If it's done right and when you to do something like this in a bad economy like in the late 1970s and thirty-plus years later, similar circumstances that could put millions of unemployed workers back to work in brand new American energy industries that promotes our vast renewable energy resources. As well as promoting our older energy industries like coal as well as clean coal, gas and natural gas and nuclear power. President Carter I believed advanced energy policy very well on in his Administration. Actually within the first few months of it in early 1977 in the heart of a brutally cold winter and had some success getting a bill through Congress in 1977. Which was a very good idea on his part. Both from an economic point of view and a political point of view. Because President Carter inherited a weak economy and the Middle East was sort or playing games with our oil supply.

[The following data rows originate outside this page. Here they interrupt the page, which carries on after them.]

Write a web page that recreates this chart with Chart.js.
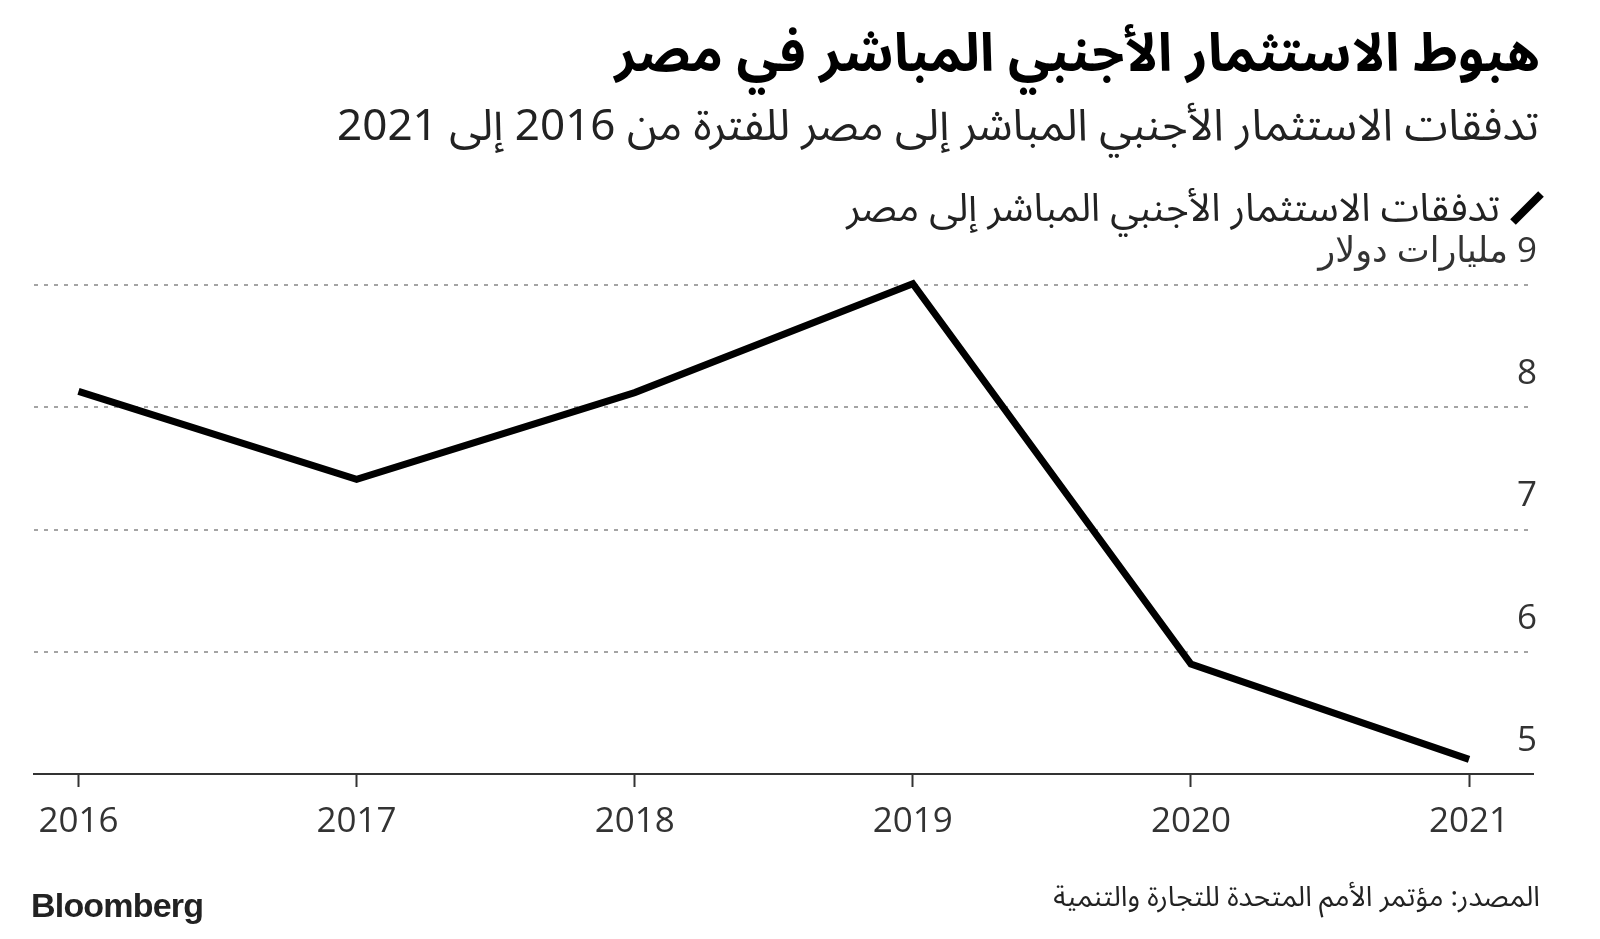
<!DOCTYPE html>
<html lang="ar">
<head>
<meta charset="utf-8">
<script src="https://cdn.jsdelivr.net/npm/chart.js@4.4.1/dist/chart.umd.min.js"></script>
<style>
  html, body { margin: 0; padding: 0; background: #fff; }
  #wrap { position: relative; width: 1600px; height: 939px; overflow: hidden; }
  #chart { position: absolute; left: 0; top: 0; }
  .ar { position: absolute; direction: rtl; white-space: nowrap; line-height: 1;
        font-family: 'Noto Sans Arabic', 'Noto Kufi Arabic', 'DejaVu Sans', sans-serif; }
  #title { right: 60px; top: 28px; font-size: 53px; font-weight: bold; color: #000; }
  #subtitle { right: 61px; top: 104px; font-size: 44px; color: #222; }
  #legend { right: 100px; top: 189px; font-size: 39px; color: #222; }
  #pencil { position: absolute; left: 1508px; top: 189px; }
  #source { right: 60px; top: 884px; font-size: 28px; color: #222; }
  #brand { position: absolute; left: 31px; top: 888px; font-family: 'Liberation Sans', Arial, sans-serif;
           font-weight: bold; font-size: 34px; letter-spacing: -0.8px; color: #222; line-height: 1; }
</style>
</head>
<body>
<div id="wrap">
  <canvas id="chart" width="1600" height="939" dir="rtl"></canvas>
  <div class="ar" id="title">هبوط الاستثمار الأجنبي المباشر في مصر</div>
  <div class="ar" id="subtitle">تدفقات الاستثمار الأجنبي المباشر إلى مصر للفترة من 2016 إلى 2021</div>
  <svg id="pencil" width="38" height="38" viewBox="0 0 38 38">
    <line x1="5" y1="33" x2="33" y2="5" stroke="#000" stroke-width="8" />
  </svg>
  <div class="ar" id="legend">تدفقات الاستثمار الأجنبي المباشر إلى مصر</div>
  <div id="brand">Bloomberg</div>
  <div class="ar" id="source">المصدر: مؤتمر الأمم المتحدة للتجارة والتنمية</div>
</div>
<script>
// Data
const years = [2016, 2017, 2018, 2019, 2020, 2021];
const fdi = [8.13, 7.41, 8.12, 9.01, 5.90, 5.12];
const unitLabel = 'مليارات دولار';
const seriesLabel = 'تدفقات الاستثمار الأجنبي المباشر إلى مصر';

const tickFont = { family: "'Open Sans', 'DejaVu Sans', sans-serif", size: 35 };

const ctx = document.getElementById('chart').getContext('2d');

const fdiChart = new Chart(ctx, {
    type: 'line',
    data: {
        datasets: [{
            label: seriesLabel,
            data: years.map((yr, i) => ({ x: yr, y: fdi[i] })),
            borderColor: '#000',
            borderWidth: 7,
            pointRadius: 0,
            tension: 0,
            clip: false,
            borderJoinStyle: 'miter',
            borderCapStyle: 'butt',
        }],
    },
    options: {
        responsive: false,
        animation: false,
        layout: { padding: { left: 34, right: 63, top: 285, bottom: 85 } },
        plugins: {
            legend: { display: false },
            tooltip: { enabled: false },
        },
        scales: {
            x: {
                type: 'linear',
                min: 2015.84,
                max: 2021.23,
                afterFit: (scale) => { scale.height = 80; },
                grid: {
                    drawOnChartArea: false,
                    drawTicks: true,
                    tickLength: 13,
                    tickColor: '#333',
                    tickWidth: 2,
                },
                border: { display: true, color: '#333', width: 2 },
                ticks: {
                    stepSize: 1,
                    includeBounds: false,
                    autoSkip: false,
                    maxRotation: 0,
                    padding: 14,
                    color: '#333',
                    font: tickFont,
                    callback: (v) => String(v),
                },
            },
            y: {
                position: 'right',
                min: 5,
                max: 9,
                afterFit: (scale) => { scale.width = 4; },
                grid: {
                    drawTicks: false,
                    lineWidth: 2,
                    color: (c) => (c.tick && c.tick.value === 5 ? 'rgba(0,0,0,0)' : '#a4a4a4'),
                },
                border: { display: false, dash: [4, 6] },
                ticks: {
                    stepSize: 1,
                    mirror: true,
                    crossAlign: 'near',
                    padding: 4,
                    labelOffset: -33,
                    color: '#333',
                    font: tickFont,
                    callback: (v) => (v === 9 ? '9 ' + unitLabel : String(v)),
                },
            },
        },
    },
});
</script>
</body>
</html>
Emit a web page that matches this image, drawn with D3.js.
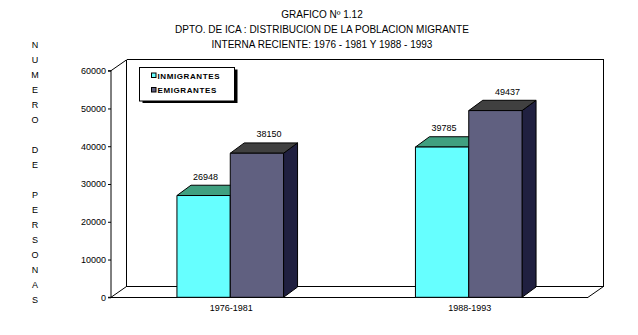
<!DOCTYPE html>
<html>
<head>
<meta charset="utf-8">
<script src="https://cdn.jsdelivr.net/npm/d3@7"></script>
<style>
  html, body { margin: 0; padding: 0; background: #fff; }
  svg { display: block; }
  text { font-family: "Liberation Sans", Arial, sans-serif; fill: #000; }
</style>
</head>
<body>
<svg id="chart" width="638" height="335"></svg>
<script>
// Data
const periods = ["1976-1981", "1988-1993"];
const seriesNames = ["INMIGRANTES", "EMIGRANTES"];
const inmigrantes = [26948, 39785];
const emigrantes = [38150, 49437];
const yTicks = [0, 10000, 20000, 30000, 40000, 50000, 60000];
const titleLines = [
  "GRAFICO Nº 1.12",
  "DPTO. DE ICA : DISTRIBUCION DE LA POBLACION MIGRANTE",
  "INTERNA RECIENTE: 1976 - 1981 Y 1988 - 1993"
];
const yAxisTitle = "NUMERO DE PERSONAS";

const seriesValues = [inmigrantes, emigrantes];
const palette = [
  { front: "#66FFFF", top: "#40A080", side: "#2F8F80" },
  { front: "#606080", top: "#404040", side: "#202040" }
];

const svg = d3.select("#chart");

// Plot geometry
const x0 = 111, x1 = 588, yBottom = 297.3, yTop = 70.7;
const wallDx = 15.5, wallDy = -10.8;
const barDx = 14, barDy = -10.3;

const x = d3.scaleBand().domain(periods).range([x0, x1]).padding(0);
const groupW = x.bandwidth() * 0.447;
const xs = d3.scaleBand().domain(seriesNames).range([0, groupW]).padding(0);
const y = d3.scaleLinear().domain([0, 60000]).range([yBottom, yTop]);

const line = (g, a, b, c, d) => g.append("line")
  .attr("x1", a).attr("y1", b).attr("x2", c).attr("y2", d)
  .attr("stroke", "#000").attr("stroke-width", 1);

// Walls and floor
const frame = svg.append("g").attr("shape-rendering", "crispEdges");
const bx0 = x0 + wallDx, bx1 = x1 + wallDx, byT = yTop + wallDy, byB = yBottom + wallDy;
line(frame, bx0, byT, bx1, byT);
line(frame, bx0, byT, bx0, byB);
line(frame, bx1, byT, bx1, byB);
line(frame, bx0, byB, bx1, byB);
line(frame, x0, yBottom, x1, yBottom);
const diag = svg.append("g");
line(diag, x0, yBottom, bx0, byB);
line(diag, x1, yBottom, bx1, byB);
line(diag, x0, yTop, bx0, byT);

// Value axis
const axis = svg.append("g").attr("transform", `translate(${x0},0)`)
  .call(d3.axisLeft(y).tickValues(yTicks).tickSize(3).tickPadding(2).tickFormat(d3.format("d")));
axis.select(".domain").attr("stroke", "#000").attr("d", `M-3,${yTop}H0V${yBottom}H-3`);
axis.selectAll(".tick line").attr("stroke", "#000");
axis.selectAll(".tick text").attr("font-size", 9).attr("font-family", "Liberation Sans, Arial, sans-serif").attr("fill", "#000");

// Bars
const labelShift = [2, 12];
const bars = svg.append("g");
periods.forEach((p, i) => {
  const gx = x(p) + (x.bandwidth() - groupW) / 2;
  seriesNames.forEach((s, j) => {
    const v = seriesValues[j][i];
    const left = gx + xs(s), w = xs.bandwidth();
    const top = y(v), bot = y(0);
    const c = palette[j];
    const g = bars.append("g").attr("stroke", "#000").attr("stroke-width", 1).attr("stroke-linejoin", "round");
    g.append("path").attr("fill", c.side)
      .attr("d", `M${left + w},${top}L${left + w + barDx},${top + barDy}L${left + w + barDx},${bot + barDy}L${left + w},${bot}Z`);
    g.append("path").attr("fill", c.top)
      .attr("d", `M${left},${top}L${left + barDx},${top + barDy}L${left + w + barDx},${top + barDy}L${left + w},${top}Z`);
    g.append("rect").attr("fill", c.front)
      .attr("x", left).attr("y", top).attr("width", w).attr("height", bot - top);
    bars.append("text")
      .attr("x", left + w / 2 + labelShift[j]).attr("y", top + barDy - 5.5)
      .attr("text-anchor", "middle").attr("font-size", 9).text(v);
  });
});

// Category labels
svg.append("g").selectAll("text").data(periods).join("text")
  .attr("x", d => x(d) + x.bandwidth() / 2 + 1)
  .attr("y", 310.5).attr("text-anchor", "middle").attr("font-size", 9).text(d => d);

// Titles
svg.append("g").selectAll("text").data(titleLines).join("text")
  .attr("x", 322).attr("y", (d, i) => 18 + i * 15)
  .attr("text-anchor", "middle").attr("font-size", 10).text(d => d);

// Vertical axis title, one letter per row
svg.append("g").selectAll("text").data(yAxisTitle.split("")).join("text")
  .attr("x", 35).attr("y", (d, i) => 47.5 + i * 15)
  .attr("text-anchor", "middle").attr("font-size", 9).text(d => d);

// Legend
const lg = svg.append("g");
lg.append("rect").attr("x", 142.5).attr("y", 69.5).attr("width", 95).attr("height", 33.5).attr("fill", "#000");
lg.append("rect").attr("x", 139.5).attr("y", 67.5).attr("width", 95).attr("height", 33.5)
  .attr("fill", "#fff").attr("stroke", "#000").attr("stroke-width", 1);
seriesNames.forEach((s, j) => {
  const cy = 75.5 + j * 14.5;
  lg.append("rect").attr("x", 151.5).attr("y", cy - 2.5).attr("width", 4.5).attr("height", 4.5)
    .attr("fill", palette[j].front).attr("stroke", "#000").attr("stroke-width", 1);
  lg.append("text").attr("x", 157.5).attr("y", cy + 3).attr("font-size", 8)
    .attr("font-weight", "bold").attr("letter-spacing", 0.6).text(s);
});
</script>
</body>
</html>
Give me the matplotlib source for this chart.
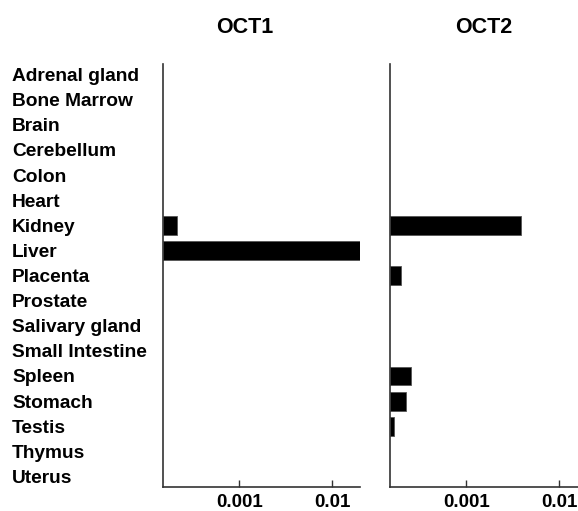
import matplotlib
matplotlib.use("Agg")
import matplotlib.pyplot as plt

plt.rcParams['font.family'] = ['Liberation Sans', 'DejaVu Sans']
plt.rcParams['font.weight'] = 'bold'

tissues = ["Adrenal gland", "Bone Marrow", "Brain", "Cerebellum", "Colon", "Heart",
           "Kidney", "Liver", "Placenta", "Prostate", "Salivary gland", "Small Intestine",
           "Spleen", "Stomach", "Testis", "Thymus", "Uterus"]
oct1 = [0, 0, 0, 0, 0, 0, 2.15e-4, 0.02, 0, 0, 0, 0, 0, 0, 0, 0, 0]
oct2 = [0, 0, 0, 0, 0, 0, 3.9e-3, 0, 1.96e-4, 0, 0, 0, 2.52e-4, 2.23e-4, 1.65e-4, 0, 0]
titles = ["OCT1", "OCT2"]
xticks = [0.001, 0.01]
xticklabels = ["0.001", "0.01"]
xmin, xmax = 1.5e-4, 0.02

W, H = 578, 511
fig = plt.figure(figsize=(W / 100, H / 100), dpi=100)

def frac_box(x0, x1, y0, y1):
    return [x0 / W, 1 - y1 / H, (x1 - x0) / W, (y1 - y0) / H]

panels = [(163, 360), (390, 587)]
title_x = [245, 484]
n = len(tissues)
pos = list(range(n))
pad_rows = 10.5 / 25.1

for i, (vals, (x0, x1)) in enumerate(zip([oct1, oct2], panels)):
    ax = fig.add_axes(frac_box(x0, x1, 64, 487))
    ax.set_xscale('log')
    ax.set_xlim(xmin, xmax)
    ax.set_ylim(n - 1 + pad_rows, -pad_rows)
    bar_pos = [p for p, v in zip(pos, vals) if v > 0]
    bar_vals = [v for v in vals if v > 0]
    ax.barh(bar_pos, [v - xmin for v in bar_vals], left=xmin, height=0.75,
            color='black', edgecolor='#555555', linewidth=0.6)
    for s in ['top', 'right']:
        ax.spines[s].set_visible(False)
    for s in ['left', 'bottom']:
        ax.spines[s].set_color('#333333')
        ax.spines[s].set_linewidth(1.2)
    ax.set_xticks(xticks)
    ax.set_xticklabels(xticklabels, fontsize=13.5, fontweight='bold')
    ax.xaxis.set_minor_locator(matplotlib.ticker.NullLocator())
    ax.tick_params(axis='x', direction='in', length=5, width=1, color='#333333', pad=5)
    if i == 0:
        ax.set_yticks(pos)
        ax.set_yticklabels(tissues, fontsize=13.8, fontweight='bold', ha='left')
        ax.tick_params(axis='y', length=0, pad=151 * 0.72)
    else:
        ax.set_yticks([])
    fig.text(title_x[i] / W, 1 - 27 / H, titles[i], ha='center', va='center',
             fontsize=15.5, fontweight='bold')

fig.savefig("out.png", dpi=100)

With the 1973 Oil Embargo and President Ford picked up on this in 1974-75 after he became President and he inherited an economic recession from President Nixon who he replaced in 1974, so he picked a good time to push a national energy policy as well and he gave speeches about it. Including from the Oval Office, but had no success getting an energy policy passed out of a Democratic Congress. They saw President Ford as very vulnerable being an "Accidental President" who came in during an economic recession. And he had also pardoned President Nixon within a month of becoming President as well. After President Carter in the late 70s, a push for a national energy policy didn't really happen again to President George W Bush. After he became President in 2001, tried to pass a bill in 2003. Which was blocked by Senate Democrats, but got an energy policy passed in 2005, but that was mostly just about big oil, not comprehensive at all. America will never be able to drill for energy independence. American oil has to be one of the resourced we use, but it should only be part of a broader energy policy, but not the whole policy. A national energy policy has to be about of promoting all of our natural resources in order to finally get to energy independence.